--- BEGIN Information shown ---

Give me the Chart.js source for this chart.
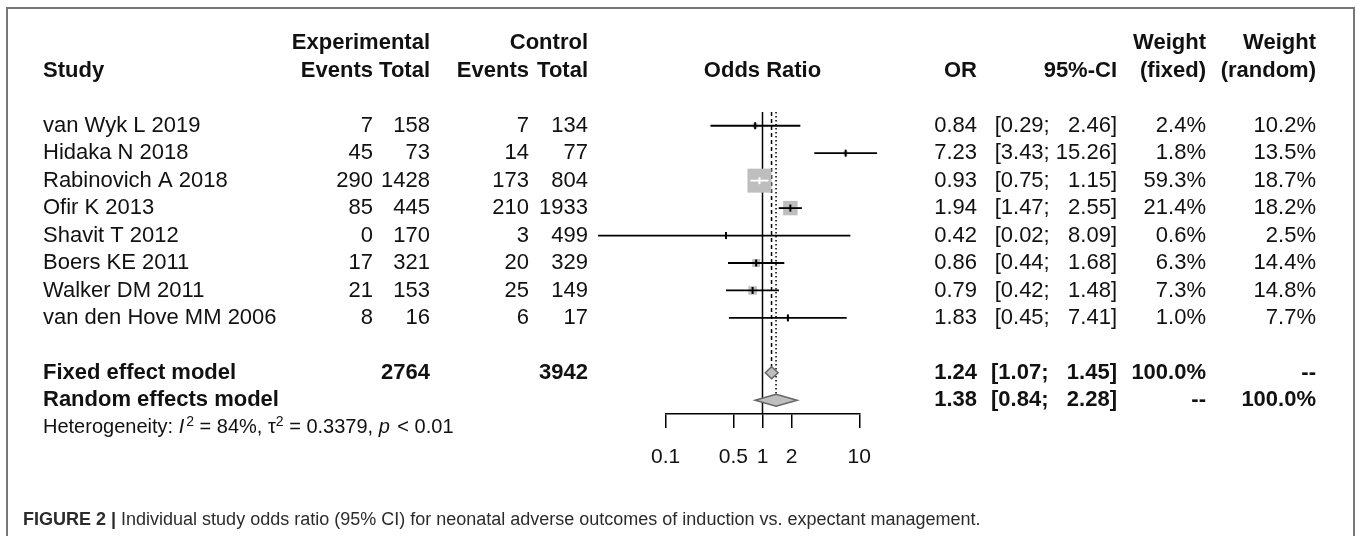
<!DOCTYPE html>
<html>
<head>
<meta charset="utf-8">
<script src="https://cdn.jsdelivr.net/npm/chart.js@4.4.1/dist/chart.umd.min.js"></script>
<style>
body{margin:0;background:#fff;}
canvas{display:block;}
</style>
</head>
<body>
<canvas id="forest" width="1357" height="536"></canvas>
<script>
//dati dei singoli studi
var studi = ["van Wyk L 2019","Hidaka N 2018","Rabinovich A 2018","Ofir K 2013","Shavit T 2012","Boers KE 2011","Walker DM 2011","van den Hove MM 2006"];
var eventiSper = [7,45,290,85,0,17,21,8];
var totaliSper = [158,73,1428,445,170,321,153,16];
var eventiCtrl = [7,14,173,210,3,20,25,6];
var totaliCtrl = [134,77,804,1933,499,329,149,17];
var oddsRatio = [0.84,7.23,0.93,1.94,0.42,0.86,0.79,1.83];
var orInf = [0.29,3.43,0.75,1.47,0.02,0.44,0.42,0.45];
var orSup = [2.46,15.26,1.15,2.55,8.09,1.68,1.48,7.41];
var pesoFisso = [2.4,1.8,59.3,21.4,0.6,6.3,7.3,1.0];
var pesoRandom = [10.2,13.5,18.7,18.2,2.5,14.4,14.8,7.7];

//modelli fixed / random
var modelli = ["Fixed effect model","Random effects model"];
var modelliTotSper = [2764,null];
var modelliTotCtrl = [3942,null];
var modelliOr = [1.24,1.38];
var modelliInf = [1.07,0.84];
var modelliSup = [1.45,2.28];
var modelliPesoFisso = [100.0,null];
var modelliPesoRandom = [null,100.0];

//etichette asse x
var tickAsse = [0.1,0.5,1,2,10];

var FONT = '"Liberation Sans", Arial, sans-serif';
var rigaModelli = [9,10];
//bordo destro delle colonne
var colEvS = 373, colTotS = 430, colEvC = 529, colTotC = 588;
var colOr = 977, colCi = 1117, colPf = 1206, colPr = 1316;

//lato del quadrato in base al peso (fixed)
function latoQuadrato(p){
    return 24*Math.sqrt(p/59.3);
}

function riga(ctx,x1,y1,x2,y2){
    ctx.beginPath();
    ctx.moveTo(x1,y1);
    ctx.lineTo(x2,y2);
    ctx.stroke();
}

function scrivi(ctx,testo,x,y,allinea,peso,size){
    ctx.font = (peso||'') + ' ' + (size||22) + 'px ' + FONT;
    ctx.textAlign = allinea||'left';
    ctx.textBaseline = 'middle';
    ctx.fillText(testo,x,y);
}

//intervallo tipo "[0.29;  2.46]" : la parte "[inf;" termina sempre nello stesso punto
function scriviCI(ctx,inf,sup,y,peso){
    ctx.font = (peso||'') + ' 22px ' + FONT;
    var fine = colCi - ctx.measureText("00.00]").width - ctx.measureText(" ").width;
    scrivi(ctx,"[" + inf.toFixed(2) + ";",fine,y,'right',peso);
    scrivi(ctx,sup.toFixed(2) + "]",colCi,y,'right',peso);
}

var forestPlugin = {
    id:'forest',
    beforeDatasetsDraw:function(chart){
        var ctx = chart.ctx, sx = chart.scales.x, sy = chart.scales.y;
        var top = sy.getPixelForValue(-0.5);
        ctx.save();
        ctx.strokeStyle = '#000';
        ctx.lineWidth = 1.5;
        var x1 = sx.getPixelForValue(1);
        riga(ctx,x1,top,x1,sy.getPixelForValue(10.5));
        //linea tratteggiata del modello fixed
        ctx.setLineDash([4,3]);
        var xf = sx.getPixelForValue(modelliOr[0]);
        riga(ctx,xf,top,xf,sy.getPixelForValue(rigaModelli[0])-6);
        //linea punteggiata del modello random
        ctx.setLineDash([1.5,2.5]);
        var xr = sx.getPixelForValue(modelliOr[1]);
        riga(ctx,xr,top,xr,sy.getPixelForValue(rigaModelli[1])-6);
        ctx.restore();
    },
    afterDatasetsDraw:function(chart){
        var ctx = chart.ctx, sx = chart.scales.x, sy = chart.scales.y;
        ctx.save();
        for(var i=0;i<studi.length;i++){
            var y = sy.getPixelForValue(i);
            var a = sx.getPixelForValue(orInf[i]);
            var b = sx.getPixelForValue(orSup[i]);
            var c = sx.getPixelForValue(oddsRatio[i]);
            var mezzo = latoQuadrato(pesoFisso[i])/2;
            //se l'intervallo sta dentro il quadrato si disegna in bianco
            ctx.strokeStyle = (a>=c-mezzo && b<=c+mezzo) ? '#fff' : '#000';
            ctx.lineWidth = 1.8;
            riga(ctx,a,y,b,y);
            ctx.lineWidth = 2;
            riga(ctx,c,y-3.5,c,y+3.5);
        }
        //diamanti dei modelli
        for(var m=0;m<modelli.length;m++){
            var ym = sy.getPixelForValue(rigaModelli[m]);
            var l = sx.getPixelForValue(modelliInf[m]);
            var r = sx.getPixelForValue(modelliSup[m]);
            var cm = sx.getPixelForValue(modelliOr[m]);
            ctx.beginPath();
            ctx.moveTo(l,ym);
            ctx.lineTo(cm,ym-6);
            ctx.lineTo(r,ym);
            ctx.lineTo(cm,ym+6);
            ctx.closePath();
            ctx.fillStyle = '#BEBEBE';
            ctx.fill();
            ctx.strokeStyle = '#666';
            ctx.lineWidth = 1.5;
            ctx.stroke();
        }
        ctx.restore();
    },
    afterDraw:function(chart){
        var ctx = chart.ctx, sx = chart.scales.x, sy = chart.scales.y;
        ctx.save();
        //cornice
        ctx.strokeStyle = '#777';
        ctx.lineWidth = 2;
        ctx.strokeRect(7,8,1347,600);

        ctx.fillStyle = '#111';
        var h1 = sy.getPixelForValue(-3), h2 = sy.getPixelForValue(-2);
        scrivi(ctx,"Study",43,h2,'left','bold');
        scrivi(ctx,"Experimental",colTotS,h1,'right','bold');
        scrivi(ctx,"Control",colTotC,h1,'right','bold');
        scrivi(ctx,"Events",colEvS,h2,'right','bold');
        scrivi(ctx,"Total",colTotS,h2,'right','bold');
        scrivi(ctx,"Events",colEvC,h2,'right','bold');
        scrivi(ctx,"Total",colTotC,h2,'right','bold');
        scrivi(ctx,"Odds Ratio",sx.getPixelForValue(1),h2,'center','bold');
        scrivi(ctx,"OR",colOr,h2,'right','bold');
        scrivi(ctx,"95%-CI",colCi,h2,'right','bold');
        scrivi(ctx,"Weight",colPf,h1,'right','bold');
        scrivi(ctx,"(fixed)",colPf,h2,'right','bold');
        scrivi(ctx,"Weight",colPr,h1,'right','bold');
        scrivi(ctx,"(random)",colPr,h2,'right','bold');

        for(var i=0;i<studi.length;i++){
            var y = sy.getPixelForValue(i);
            scrivi(ctx,studi[i],43,y,'left');
            scrivi(ctx,String(eventiSper[i]),colEvS,y,'right');
            scrivi(ctx,String(totaliSper[i]),colTotS,y,'right');
            scrivi(ctx,String(eventiCtrl[i]),colEvC,y,'right');
            scrivi(ctx,String(totaliCtrl[i]),colTotC,y,'right');
            scrivi(ctx,oddsRatio[i].toFixed(2),colOr,y,'right');
            scriviCI(ctx,orInf[i],orSup[i],y);
            scrivi(ctx,pesoFisso[i].toFixed(1)+"%",colPf,y,'right');
            scrivi(ctx,pesoRandom[i].toFixed(1)+"%",colPr,y,'right');
        }
        for(var m=0;m<modelli.length;m++){
            var ym = sy.getPixelForValue(rigaModelli[m]);
            scrivi(ctx,modelli[m],43,ym,'left','bold');
            if(modelliTotSper[m]!=null) scrivi(ctx,String(modelliTotSper[m]),colTotS,ym,'right','bold');
            if(modelliTotCtrl[m]!=null) scrivi(ctx,String(modelliTotCtrl[m]),colTotC,ym,'right','bold');
            scrivi(ctx,modelliOr[m].toFixed(2),colOr,ym,'right','bold');
            scriviCI(ctx,modelliInf[m],modelliSup[m],ym,'bold');
            scrivi(ctx,modelliPesoFisso[m]!=null ? modelliPesoFisso[m].toFixed(1)+"%" : "--",colPf,ym,'right','bold');
            scrivi(ctx,modelliPesoRandom[m]!=null ? modelliPesoRandom[m].toFixed(1)+"%" : "--",colPr,ym,'right','bold');
        }

        //eterogeneita
        var yh = sy.getPixelForValue(11);
        var pezzi = [
            ["Heterogeneity: ","",20,0],["I","italic",20,0],["2","",14,-6],[" = 84%, \u03c4","",20,0],["2","",14,-6],
            [" = 0.3379, ","",20,0],["p","italic",20,0],[" < 0.01","",20,0]
        ];
        var px = 43;
        for(var k=0;k<pezzi.length;k++){
            scrivi(ctx,pezzi[k][0],px,yh+pezzi[k][3],'left',pezzi[k][1],pezzi[k][2]);
            px += ctx.measureText(pezzi[k][0]).width;
            if(pezzi[k][1]=='italic') px += 2;
        }

        //didascalia
        ctx.fillStyle = '#2b2b2b';
        scrivi(ctx,"FIGURE 2 | ",23,520,'left','bold',18);
        var w = ctx.measureText("FIGURE 2 | ").width;
        scrivi(ctx,"Individual study odds ratio (95% CI) for neonatal adverse outcomes of induction vs. expectant management.",23+w,520,'left','',18);
        ctx.restore();
    }
};

var ctx = document.getElementById('forest').getContext('2d');
new Chart(ctx,{
    type:'scatter',
    data:{
        datasets:[{
            data:studi.map(function(s,i){ return {x:oddsRatio[i],y:i}; }),
            pointStyle:'rect',
            pointRadius:pesoFisso.map(function(p){ return latoQuadrato(p)/Math.SQRT2; }),
            pointHoverRadius:pesoFisso.map(function(p){ return latoQuadrato(p)/Math.SQRT2; }),
            backgroundColor:'#BEBEBE',
            borderWidth:0,
            clip:false
        }]
    },
    options:{
        responsive:false,
        animation:false,
        events:[],
        layout:{padding:{left:665.7,right:497.7,top:112,bottom:0}},
        plugins:{legend:{display:false},tooltip:{enabled:false}},
        scales:{
            x:{
                type:'logarithmic',min:0.1,max:10,position:'bottom',
                afterBuildTicks:function(s){ s.ticks = tickAsse.map(function(v){ return {value:v}; }); },
                afterFit:function(s){ s.height = 122; },
                grid:{display:true,drawOnChartArea:false,drawTicks:true,tickLength:14,color:'#000',lineWidth:1.5},
                border:{display:true,color:'#000',width:1.5},
                ticks:{autoSkip:false,maxRotation:0,padding:17,color:'#111',font:{family:FONT,size:21},
                    callback:function(v){ return String(v); }}
            },
            y:{type:'linear',reverse:true,min:-0.5,max:10.5,display:false}
        }
    },
    plugins:[forestPlugin]
});
</script>
</body>
</html>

--- END Information shown ---

Return, unchanged, the lines from the first line of the material through the line that holds "var pesoRandom = [10.2,13.5,18.7,18.2,2.5,14.4,14.8,7.7];", inclusive, omitting pictures.

Give me the Chart.js source for this chart.
<!DOCTYPE html>
<html>
<head>
<meta charset="utf-8">
<script src="https://cdn.jsdelivr.net/npm/chart.js@4.4.1/dist/chart.umd.min.js"></script>
<style>
body{margin:0;background:#fff;}
canvas{display:block;}
</style>
</head>
<body>
<canvas id="forest" width="1357" height="536"></canvas>
<script>
//dati dei singoli studi
var studi = ["van Wyk L 2019","Hidaka N 2018","Rabinovich A 2018","Ofir K 2013","Shavit T 2012","Boers KE 2011","Walker DM 2011","van den Hove MM 2006"];
var eventiSper = [7,45,290,85,0,17,21,8];
var totaliSper = [158,73,1428,445,170,321,153,16];
var eventiCtrl = [7,14,173,210,3,20,25,6];
var totaliCtrl = [134,77,804,1933,499,329,149,17];
var oddsRatio = [0.84,7.23,0.93,1.94,0.42,0.86,0.79,1.83];
var orInf = [0.29,3.43,0.75,1.47,0.02,0.44,0.42,0.45];
var orSup = [2.46,15.26,1.15,2.55,8.09,1.68,1.48,7.41];
var pesoFisso = [2.4,1.8,59.3,21.4,0.6,6.3,7.3,1.0];
var pesoRandom = [10.2,13.5,18.7,18.2,2.5,14.4,14.8,7.7];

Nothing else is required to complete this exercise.